It's refreshing to see Microsoft shed the last bits of its not-invented-here mentality and embrace new industry standards without conditions, like it did to Java 20 years ago. You see it rather clearly in its support for Hadoop and Big Data.
Earlier this year, Microsoft announced plans for a Hadoop File System-compatible data store called Azure Data Lake Store that could run large analytics workloads. Data Lakes are a new term coined by the Big Data industry for massive data stores that are to be acted on at a later time. While some Big Data is meant for real-time or immediate processing, Data Lakes are more, “set it aside and we'll get to it later.”
Which is how Microsoft describes Azure Data Lake Store. In a blog post, T. K. "Ranga" Rengarajan, Microsoft's corporate vice president for data platform, laid out the three parts of the Azure Data Lake, of which Store is one of the three.
It's a single repository that lets users capture data of any size, type, or format without requiring changes to the application as the data scales. Data can be securely stored, shared, and can be processed and queried from HDFS-based applications and tools.
Rengarajan also announced the Azure Data Lake Analytics, an Apache YARN-based service that's designed to scale to handle large Big Data workloads dynamically. Azure Data Analytics service will be based on U-SQL, a language that will "unify the benefits of SQL with the power of expressive code," as Rengarajan put it.
U-SQL's scalable distributed query capability enables you to efficiently analyze data in the store and across SQL Servers in Azure, Azure SQL Database, and Azure SQL Data Warehouse.
Finally, there is Azure HDInsight, a fully managed Apache Hadoop cluster service with a broad range of open source analytics engines, including Hive, Spark, HBase, and Storm. Microsoft announced the general availability of managed clusters on Linux with an industry-leading 99.9% uptime SLA.
"Azure Data Lake includes all the capabilities required to make it easy for developers, data scientists, and analysts to store data of any size, shape, and speed, and do all types of processing and analytics across platforms and languages," Rengarajan wrote.
Michael Rys, a principal program manager for Big Data at Microsoft, explained Microsoft's new language and why it's needed for Azure Data Lake Analytics in his own blog post. He noted that Big Data analytics require the ability to process any type of data, use custom code easily to express your complex, often proprietary business algorithms and scale efficiently to any size of data without the developer having to worry about it.
The problem is SQL and procedural languages are different animals, so Microsoft designed U-SQL from the ground up as an evolution of the declarative SQL language with native extensibility through user code written in C#.
"This unifies both paradigms, unifies structured, unstructured, and remote data processing, unifies the declarative and custom imperative coding experience, and unifies the experience around extending your language capabilities," Rys wrote.

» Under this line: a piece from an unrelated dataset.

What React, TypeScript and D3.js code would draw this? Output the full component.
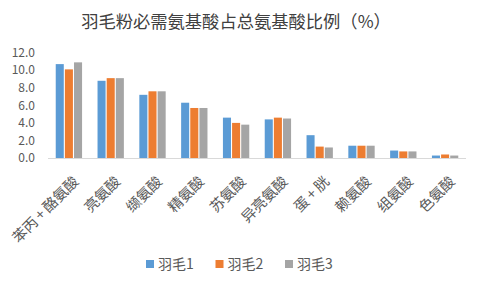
import React from 'react';
import * as d3 from 'd3';

const categories = ['苯丙+酪氨酸', '亮氨酸', '缬氨酸', '精氨酸', '苏氨酸', '异亮氨酸', '蛋+胱', '赖氨酸', '组氨酸', '色氨酸'];
const seriesNames = ['羽毛1', '羽毛2', '羽毛3'];
const feather1 = [10.7, 8.8, 7.2, 6.3, 4.6, 4.4, 2.6, 1.4, 0.85, 0.28];
const feather2 = [10.1, 9.1, 7.6, 5.7, 4.0, 4.6, 1.3, 1.4, 0.75, 0.4];
const feather3 = [10.9, 9.1, 7.6, 5.7, 3.8, 4.5, 1.2, 1.4, 0.75, 0.28];
const yTicks = [0, 2, 4, 6, 8, 10, 12];
const colors = ['#5B9BD5', '#ED7D31', '#A5A5A5'];

const W = 480;
const H = 288;
const font = '"Noto Sans CJK SC", "Noto Sans", sans-serif';

const App = () => {
  const series = [feather1, feather2, feather3];
  const margin = { left: 48, right: 14, top: 52.7, bottom: 130 };

  const x = d3.scaleBand<string>()
    .domain(categories)
    .range([margin.left, W - margin.right]);
  const groupW = x.bandwidth() * 0.63;
  const inner = d3.scaleBand<string>()
    .domain(seriesNames)
    .range([(x.bandwidth() - groupW) / 2, (x.bandwidth() + groupW) / 2])
    .paddingInner(0.12);
  const y = d3.scaleLinear().domain([0, 12]).range([H - margin.bottom, margin.top]);

  const legendX = d3.scalePoint<string>().domain(seriesNames).range([146, 285]);

  return (
    <svg width={W} height={H} style={{ position: 'absolute', left: 0, top: 0, background: '#fff' }}>
      <text x={236} y={28} textAnchor="middle" fontSize={17.3} fill="#404040" fontFamily={font}>
        羽毛粉必需氨基酸占总氨基酸比例（%）
      </text>
      {yTicks.map(t => (
        <text key={t} x={35} y={y(t)} dy="0.35em" textAnchor="end" fontSize={12} fill="#595959" fontFamily={font}>
          {t.toFixed(1)}
        </text>
      ))}
      {categories.map((c, i) => (
        <g key={c} transform={`translate(${x(c)},0)`}>
          {series.map((s, k) => (
            <rect
              key={k}
              x={inner(seriesNames[k])}
              y={y(s[i])}
              width={inner.bandwidth()}
              height={y(0) - y(s[i])}
              fill={colors[k]}
            />
          ))}
        </g>
      ))}
      <line x1={margin.left} x2={W - margin.right} y1={y(0) + 0.5} y2={y(0) + 0.5} stroke="#D9D9D9" strokeWidth={1} />
      {categories.map(c => (
        <text
          key={c}
          transform={`translate(${(x(c) as number) + x.bandwidth() / 2 + 7},${y(0) + 21}) rotate(-45)`}
          textAnchor="end"
          dy="0.35em"
          fontSize={14.5}
          fill="#595959"
          fontFamily={font}
        >
          {c.replace('+', '\u2009+\u2009')}
        </text>
      ))}
      {seriesNames.map((n, k) => (
        <g key={n} transform={`translate(${legendX(n)},264)`}>
          <rect x={0} y={-4} width={8} height={8} fill={colors[k]} />
          <text x={12} y={0} dy="0.35em" fontSize={14} fill="#595959" fontFamily={font}>{n}</text>
        </g>
      ))}
    </svg>
  );
};

export default App;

U-SQL is built on Microsoft's internal experience with SCOPE and existing languages such as T-SQL, ANSI SQL, and Hive. It uses C# data types and the C# expression language so you can seamlessly write C# predicates and expressions inside SELECT statements and use C# to add your custom logic."
"In short, basing U-SQL language on these existing languages and experiences should make it easy for you to get started and powerful enough for the hardest problems," Rys wrote.
As part of this, Microsoft announced Azure Data Lake Tools for Visual Studio, provide an integrated development environment that spans the Azure Data Lake line, and simplifies authoring, debugging, and optimization for processing and analytics at any scale.